What you need to do - Copy out, with no alterations, the lines below running from the one containing "Write the Plotly.js code for this chart." to the one containing "const py = y => (717 - B - y) / plotH;", inclusive at each end; pictures are omitted.

━━ Listing ━━

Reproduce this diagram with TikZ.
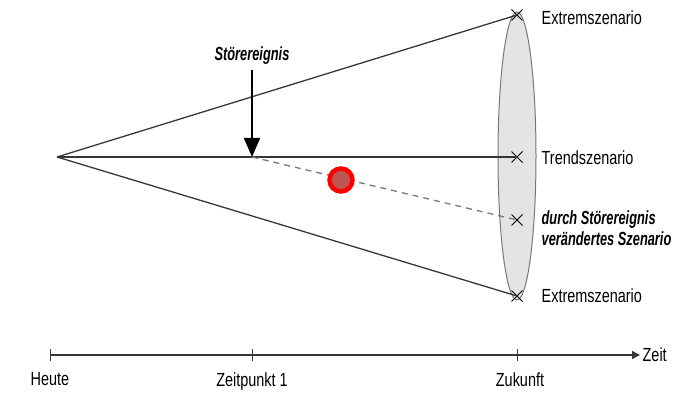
\documentclass[tikz,border=0pt]{standalone}
\usepackage{fontspec}
\setmainfont[FakeStretch=0.76]{Liberation Sans}
\newfontfamily\eventfont[FakeStretch=0.675]{Liberation Sans}
\usepackage{tikz}
\usetikzlibrary{shapes.geometric, shapes.misc, arrows.meta, positioning}
\definecolor{linegray}{RGB}{55,55,55}
\definecolor{dashgray}{RGB}{120,120,120}
\definecolor{conefill}{RGB}{228,228,228}
\definecolor{dotfill}{RGB}{190,85,85}
\tikzset{
    xmark/.style={cross out, draw=black, line width=1pt, minimum size=10pt, inner sep=0pt},
    scenlabel/.style={right, inner sep=0pt, font=\fontsize{19}{21}\selectfont},
    timelabel/.style={below, inner sep=0pt, font=\fontsize{19}{21}\selectfont},
    eventlab/.style={inner sep=0pt, font=\fontsize{19}{21}\eventfont\bfseries\itshape},
    tick/.style={draw=linegray, line width=0.9pt}
}
\begin{document}
\begin{tikzpicture}[x=1pt,y=-1pt,line width=1.3pt]
            \useasboundingbox (0,0) rectangle (689,395);
            % Future Ellipse
            \node[ellipse, draw=dashgray, line width=1pt, fill=conefill, minimum width=38, minimum height=288] (future) at (517,156) {};
            
            % Scenario Points
            \coordinate (heute) at (57,157);
            \node[xmark] (extremtop) at (517,15) {};
            \node[xmark] (trend) at (517,157) {};
            \node[xmark] (altered) at (517,220) {};
            \node[xmark] (extrembot) at (517,296) {};
            \coordinate (event) at (252,157);
            
            % Funnel Lines
            \draw[linegray] (heute) -- (extremtop.center);
            \draw[linegray] (heute) -- (trend.center);
            \draw[linegray] (heute) -- (extrembot.center);
            \draw[dashgray, dash pattern=on 6pt off 5pt] (event) -- (altered.center);
            
            % Disturbing Event
            \node[eventlab] (eventlabel) at (252,56) {Störereignis};
            \draw[line width=1.6pt, -{Triangle[width=16pt,length=19pt]}] (252,70) -- (event);
            \node[circle, draw=red, line width=4.5pt, fill=dotfill, minimum size=23pt, inner sep=0pt] (dot) at (341,180) {};
            
            % Scenario Labels
            \node[scenlabel] (extremtoplabel) at (541,18) {Extremszenario};
            \node[scenlabel] (trendlabel) at (541,158) {Trendszenario};
            \node[eventlab, right, align=left] (alteredlabel) at (541,228) {durch Störereignis\\verändertes Szenario};
            \node[scenlabel] (extrembotlabel) at (541,296) {Extremszenario};
            
            % Time Axis
            \coordinate (axisstart) at (50,355);
            \coordinate (axisend) at (640,355);
            \draw[linegray, line width=1.3pt, -{Triangle[width=8pt,length=8pt]}] (axisstart) -- (axisend);
            \node[right, inner sep=2pt, font=\fontsize{19}{21}\selectfont] (zeit) at (axisend) {Zeit};
            \draw[tick] (50,349) -- (50,361);
            \draw[tick] (252,349) -- (252,361);
            \draw[tick] (517,349) -- (517,361);
            \node[timelabel] (heutelabel) at (50,372) {Heute};
            \node[timelabel] (zp1label) at (252,372) {Zeitpunkt 1};
            \node[timelabel] (zukunftlabel) at (520,372) {Zukunft};
        \end{tikzpicture}
\end{document}
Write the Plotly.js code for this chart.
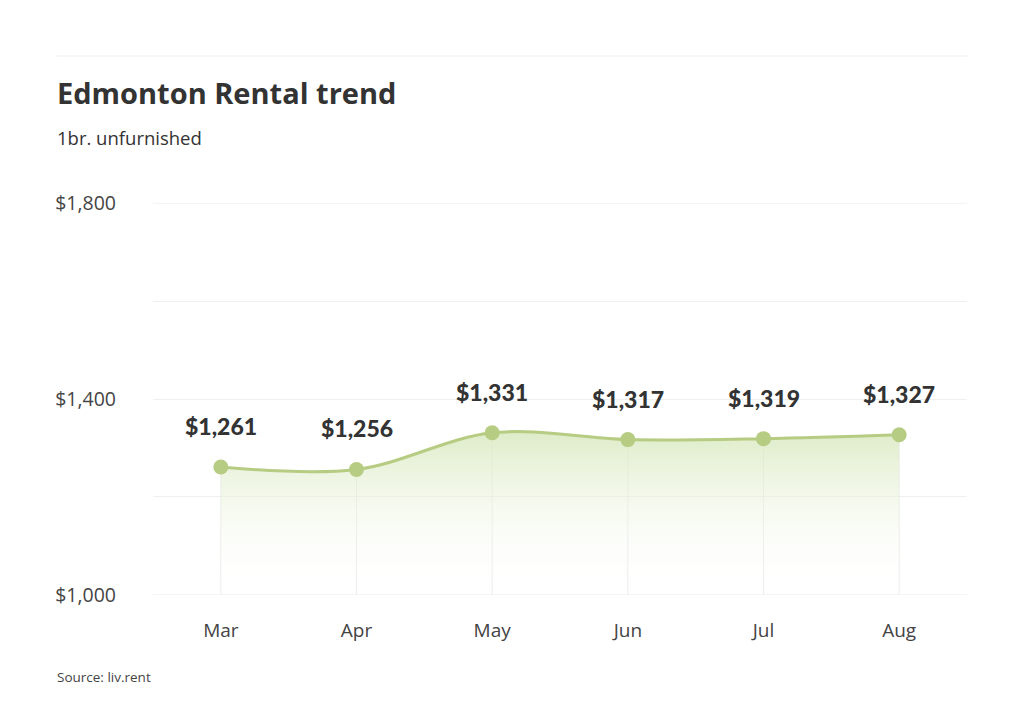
<!DOCTYPE html>
<html>
<head>
<meta charset="utf-8">
<script src="https://cdn.plot.ly/plotly-3.0.1.min.js"></script>
<style>html,body{margin:0;padding:0;background:#fff;}#chart{width:1024px;height:717px;}</style>
</head>
<body>
<div id="chart"></div>
<script>
const months = ["Mar", "Apr", "May", "Jun", "Jul", "Aug"];
const rents = [1261, 1256, 1331, 1317, 1319, 1327];
const yTicks = [1000, 1200, 1400, 1600, 1800];
const yTickLabels = ["$1,000", "", "$1,400", "", "$1,800"];
const yMin = 1000, yMax = 1800;

const fmt = v => "$" + v.toLocaleString("en-US");
const green = "#b6cc82";

const drops = {
  x: months, y: rents, mode: "markers",
  marker: {size: 1, color: "rgba(0,0,0,0)"},
  error_y: {type: "data", symmetric: false, array: rents.map(() => 0),
    arrayminus: rents.map(v => v - yMin), width: 0, thickness: 1, color: "#ececec"},
  hoverinfo: "skip", showlegend: false
};
const baseline = {
  x: months, y: months.map(() => yMin), mode: "lines",
  line: {width: 0, color: "rgba(0,0,0,0)"}, hoverinfo: "skip", showlegend: false
};
const area = {
  x: months, y: rents, mode: "lines+markers",
  line: {shape: "spline", smoothing: 1, color: green, width: 3},
  marker: {size: 15, color: green},
  fill: "tonexty",
  fillgradient: {type: "vertical", colorscale: [[0, "rgba(255,255,255,0)"], [1, "rgba(214,231,186,0.8)"]]},
  showlegend: false
};

// paper coordinate helpers (plot area: x 153..967, y 203..595)
const L = 153, R = 57, T = 203, B = 122;
const plotW = 1024 - L - R, plotH = 717 - T - B;
const px = x => (x - L) / plotW;
const py = y => (717 - B - y) / plotH;

const annotations = months.map((m, i) => ({
  x: m, y: rents[i], xref: "x", yref: "y", text: fmt(rents[i]),
  showarrow: false, yshift: 41, yanchor: "middle",
  font: {family: "Lato", size: 23, color: "#333333", weight: 900}
}));
annotations.push({
  xref: "paper", yref: "paper", x: px(57), y: py(677), xshift: -2,
  xanchor: "left", yanchor: "middle", showarrow: false, text: "Source: liv.rent",
  font: {family: "Open Sans", size: 13.5, color: "#444"}
});
annotations.push({
  xref: "paper", yref: "paper", x: px(57), y: py(137), xshift: -2,
  xanchor: "left", yanchor: "middle", showarrow: false, text: "1br. unfurnished",
  font: {family: "Open Sans", size: 18.5, color: "#333"}
});

const edgeGrid = [yTicks[0], yTicks[yTicks.length - 1]].map(v => ({
  type: "line", xref: "paper", yref: "y", x0: 0, x1: 1, y0: v, y1: v,
  line: {color: "#f0f0f0", width: 1}, layer: "below"
}));

const layout = {
  width: 1024, height: 717,
  margin: {l: L, r: R, t: T, b: B},
  paper_bgcolor: "#fff", plot_bgcolor: "#fff",
  title: {
    text: "<b>Edmonton Rental trend</b>",
    xref: "container", yref: "container", x: 57/1024, y: 1 - 94/717,
    xanchor: "left", yanchor: "middle",
    font: {family: "Open Sans", size: 29, color: "#333"}
  },
  xaxis: {
    type: "category", range: [-0.5, months.length - 0.5],
    showgrid: false, zeroline: false, showline: false,
    ticks: "", ticklabelstandoff: 22, fixedrange: true,
    tickfont: {family: "Open Sans", size: 19, color: "#444"}
  },
  yaxis: {
    range: [yMin - 0.5, yMax + 0.5], tickvals: yTicks, ticktext: yTickLabels,
    showgrid: true, gridcolor: "#f0f0f0", gridwidth: 1,
    zeroline: false, showline: false, ticks: "", ticklabelstandoff: 36,
    tickfont: {family: "Open Sans", size: 19.5, color: "#444"}, fixedrange: true
  },
  shapes: [{
    type: "line", xref: "paper", yref: "paper",
    x0: px(57), x1: px(967), y0: py(56), y1: py(56),
    line: {color: "#eeeeee", width: 1}
  }].concat(edgeGrid),
  annotations: annotations
};

Plotly.newPlot("chart", [drops, baseline, area], layout, {displayModeBar: false, staticPlot: true});
</script>
</body>
</html>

━━━

Exercise solution -
Write the Plotly.js code for this chart.
<!DOCTYPE html>
<html>
<head>
<meta charset="utf-8">
<script src="https://cdn.plot.ly/plotly-3.0.1.min.js"></script>
<style>html,body{margin:0;padding:0;background:#fff;}#chart{width:1024px;height:717px;}</style>
</head>
<body>
<div id="chart"></div>
<script>
const months = ["Mar", "Apr", "May", "Jun", "Jul", "Aug"];
const rents = [1261, 1256, 1331, 1317, 1319, 1327];
const yTicks = [1000, 1200, 1400, 1600, 1800];
const yTickLabels = ["$1,000", "", "$1,400", "", "$1,800"];
const yMin = 1000, yMax = 1800;

const fmt = v => "$" + v.toLocaleString("en-US");
const green = "#b6cc82";

const drops = {
  x: months, y: rents, mode: "markers",
  marker: {size: 1, color: "rgba(0,0,0,0)"},
  error_y: {type: "data", symmetric: false, array: rents.map(() => 0),
    arrayminus: rents.map(v => v - yMin), width: 0, thickness: 1, color: "#ececec"},
  hoverinfo: "skip", showlegend: false
};
const baseline = {
  x: months, y: months.map(() => yMin), mode: "lines",
  line: {width: 0, color: "rgba(0,0,0,0)"}, hoverinfo: "skip", showlegend: false
};
const area = {
  x: months, y: rents, mode: "lines+markers",
  line: {shape: "spline", smoothing: 1, color: green, width: 3},
  marker: {size: 15, color: green},
  fill: "tonexty",
  fillgradient: {type: "vertical", colorscale: [[0, "rgba(255,255,255,0)"], [1, "rgba(214,231,186,0.8)"]]},
  showlegend: false
};

// paper coordinate helpers (plot area: x 153..967, y 203..595)
const L = 153, R = 57, T = 203, B = 122;
const plotW = 1024 - L - R, plotH = 717 - T - B;
const px = x => (x - L) / plotW;
const py = y => (717 - B - y) / plotH;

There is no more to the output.